> _Do this_
Wherever the string "React" appears in the listing, copy that line.

> _Data supplied_
Start

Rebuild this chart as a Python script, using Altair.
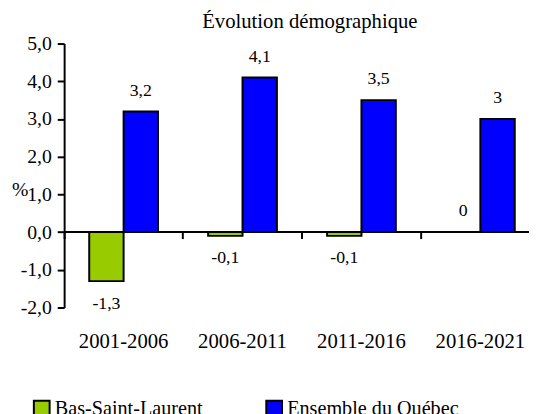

End
Start

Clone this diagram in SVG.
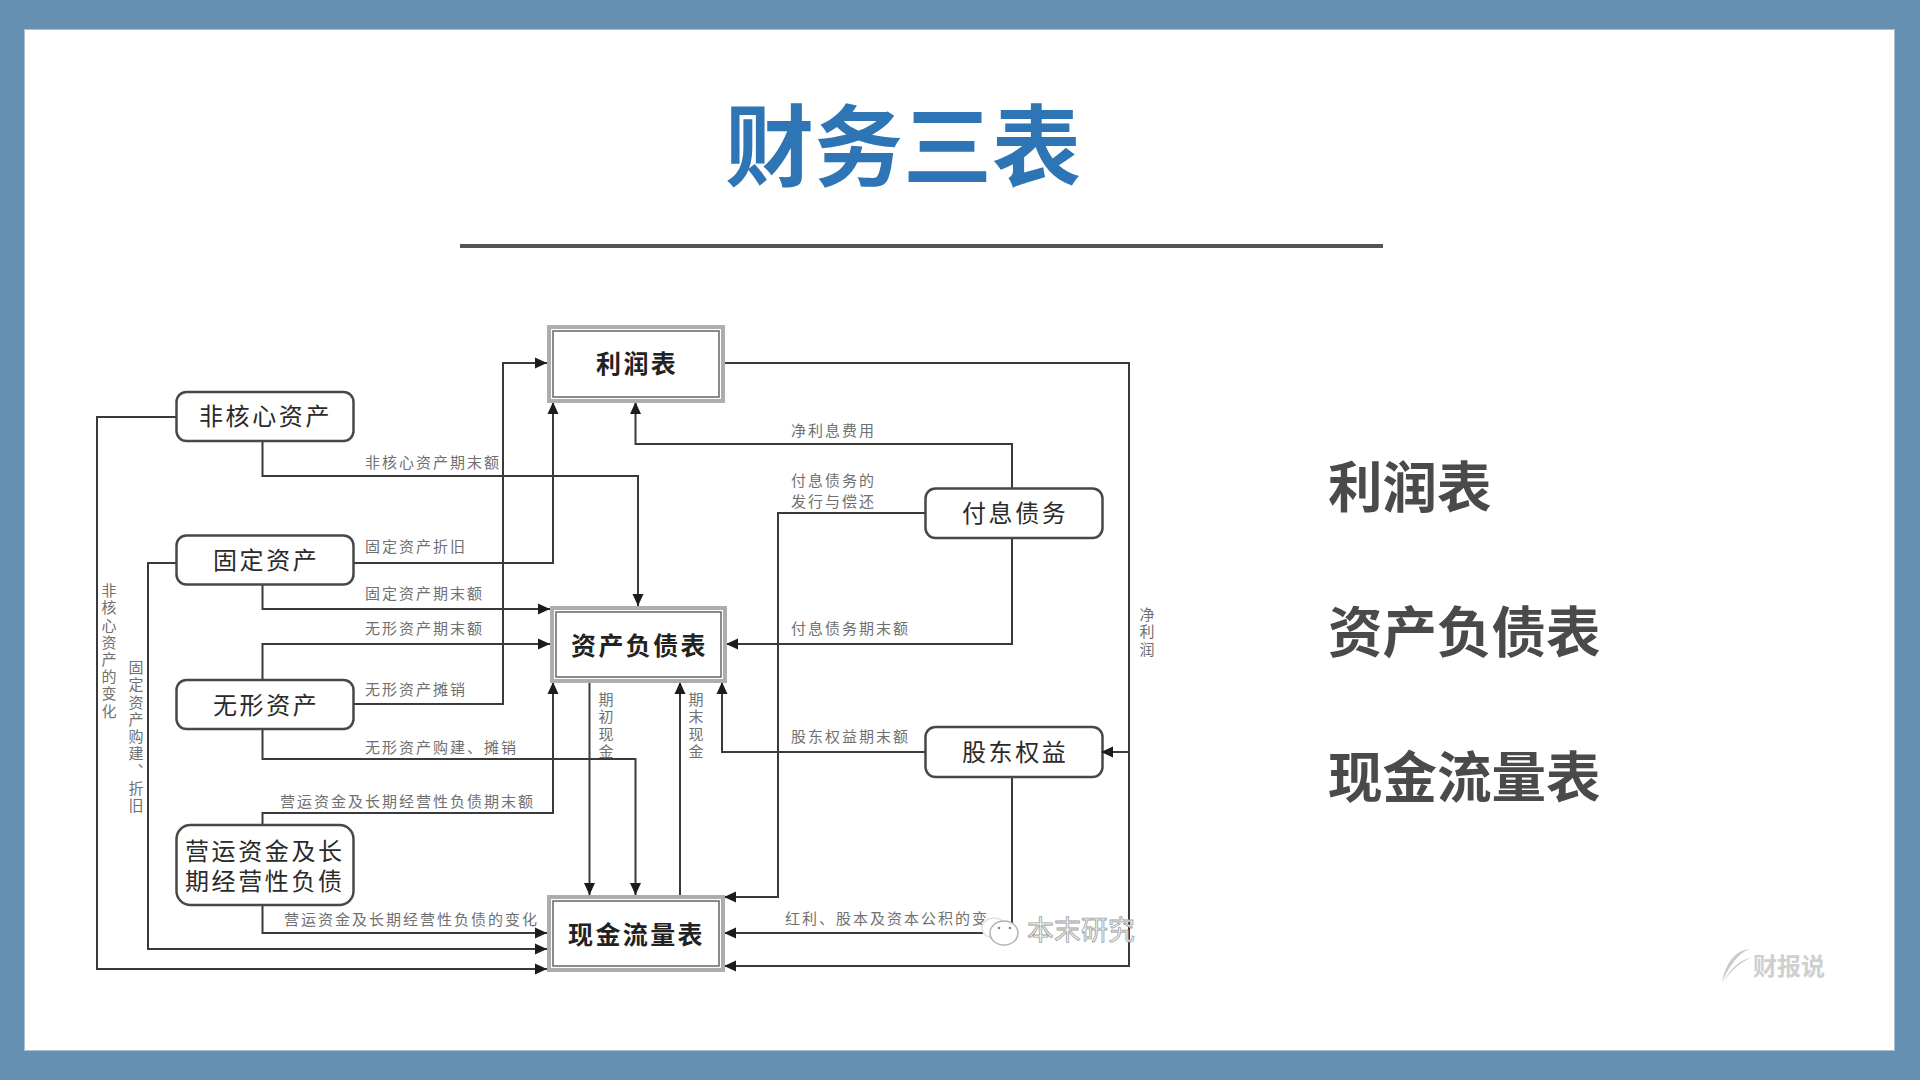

End
Start

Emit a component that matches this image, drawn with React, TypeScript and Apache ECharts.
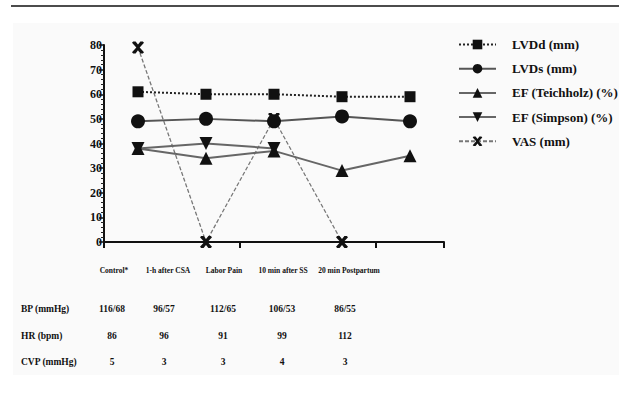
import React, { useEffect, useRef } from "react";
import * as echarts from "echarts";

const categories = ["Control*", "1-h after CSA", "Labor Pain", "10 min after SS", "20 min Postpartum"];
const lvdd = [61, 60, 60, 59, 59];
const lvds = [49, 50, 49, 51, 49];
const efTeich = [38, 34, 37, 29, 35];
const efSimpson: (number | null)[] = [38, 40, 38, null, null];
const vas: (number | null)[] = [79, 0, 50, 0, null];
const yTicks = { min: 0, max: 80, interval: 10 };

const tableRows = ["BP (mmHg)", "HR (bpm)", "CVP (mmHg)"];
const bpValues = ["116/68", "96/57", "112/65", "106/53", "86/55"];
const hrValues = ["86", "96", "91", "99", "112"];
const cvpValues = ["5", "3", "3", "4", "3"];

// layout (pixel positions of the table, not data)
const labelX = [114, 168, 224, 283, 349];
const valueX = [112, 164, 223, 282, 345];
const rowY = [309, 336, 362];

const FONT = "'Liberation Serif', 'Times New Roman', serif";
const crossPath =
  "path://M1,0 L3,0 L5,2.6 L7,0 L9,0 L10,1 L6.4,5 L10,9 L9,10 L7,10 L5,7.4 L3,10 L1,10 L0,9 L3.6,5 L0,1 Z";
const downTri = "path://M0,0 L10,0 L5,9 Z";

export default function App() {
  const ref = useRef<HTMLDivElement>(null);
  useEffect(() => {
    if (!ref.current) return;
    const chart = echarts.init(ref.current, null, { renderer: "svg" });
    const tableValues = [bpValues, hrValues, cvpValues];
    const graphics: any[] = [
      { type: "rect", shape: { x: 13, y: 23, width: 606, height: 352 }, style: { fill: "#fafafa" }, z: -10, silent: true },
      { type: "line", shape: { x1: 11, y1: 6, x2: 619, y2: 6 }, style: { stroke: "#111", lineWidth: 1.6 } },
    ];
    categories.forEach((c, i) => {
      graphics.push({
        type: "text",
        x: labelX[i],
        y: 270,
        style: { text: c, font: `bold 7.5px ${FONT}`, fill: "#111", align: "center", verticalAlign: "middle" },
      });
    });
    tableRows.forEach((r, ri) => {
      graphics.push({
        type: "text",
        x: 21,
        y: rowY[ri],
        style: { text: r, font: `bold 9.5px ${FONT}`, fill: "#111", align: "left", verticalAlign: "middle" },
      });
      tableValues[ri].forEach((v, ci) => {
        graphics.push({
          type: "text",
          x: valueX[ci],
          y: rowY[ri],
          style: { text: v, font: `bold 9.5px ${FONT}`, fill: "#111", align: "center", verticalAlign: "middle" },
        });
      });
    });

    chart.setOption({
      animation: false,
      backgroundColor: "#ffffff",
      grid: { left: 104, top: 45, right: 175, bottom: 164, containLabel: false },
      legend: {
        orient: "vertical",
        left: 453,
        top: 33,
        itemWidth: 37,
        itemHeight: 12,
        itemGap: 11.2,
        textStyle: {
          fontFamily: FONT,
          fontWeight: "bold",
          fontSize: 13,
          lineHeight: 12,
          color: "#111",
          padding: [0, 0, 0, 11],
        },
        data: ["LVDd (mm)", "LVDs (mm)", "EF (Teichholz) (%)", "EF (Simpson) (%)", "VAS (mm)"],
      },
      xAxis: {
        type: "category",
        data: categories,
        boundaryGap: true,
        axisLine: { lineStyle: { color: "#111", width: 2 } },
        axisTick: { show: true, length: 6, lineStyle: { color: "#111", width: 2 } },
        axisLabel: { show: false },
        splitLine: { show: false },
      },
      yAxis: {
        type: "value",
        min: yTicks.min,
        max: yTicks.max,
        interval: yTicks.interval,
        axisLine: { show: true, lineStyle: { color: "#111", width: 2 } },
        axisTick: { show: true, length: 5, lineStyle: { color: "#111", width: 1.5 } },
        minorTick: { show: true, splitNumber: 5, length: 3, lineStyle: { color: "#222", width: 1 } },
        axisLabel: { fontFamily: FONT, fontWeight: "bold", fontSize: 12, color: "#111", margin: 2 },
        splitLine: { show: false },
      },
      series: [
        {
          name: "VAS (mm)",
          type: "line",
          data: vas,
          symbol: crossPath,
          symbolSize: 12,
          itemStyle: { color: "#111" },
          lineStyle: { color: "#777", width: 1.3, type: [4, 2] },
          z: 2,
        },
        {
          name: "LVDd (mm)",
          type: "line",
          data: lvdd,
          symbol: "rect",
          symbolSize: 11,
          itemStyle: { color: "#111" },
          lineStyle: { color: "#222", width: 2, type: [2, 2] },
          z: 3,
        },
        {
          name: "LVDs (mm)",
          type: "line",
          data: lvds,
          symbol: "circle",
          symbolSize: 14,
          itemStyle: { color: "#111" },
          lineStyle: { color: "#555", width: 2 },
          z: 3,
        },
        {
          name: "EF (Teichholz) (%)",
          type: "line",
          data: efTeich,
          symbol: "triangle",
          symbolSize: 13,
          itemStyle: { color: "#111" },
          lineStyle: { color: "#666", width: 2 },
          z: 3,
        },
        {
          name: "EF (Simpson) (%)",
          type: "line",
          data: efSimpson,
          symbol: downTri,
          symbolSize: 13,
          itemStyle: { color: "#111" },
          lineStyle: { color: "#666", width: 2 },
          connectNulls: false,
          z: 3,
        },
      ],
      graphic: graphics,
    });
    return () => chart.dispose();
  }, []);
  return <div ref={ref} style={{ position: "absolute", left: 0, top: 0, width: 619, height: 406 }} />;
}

End

> _Response to the task_
Emit a component that matches this image, drawn with React, TypeScript and Apache ECharts.
import React, { useEffect, useRef } from "react";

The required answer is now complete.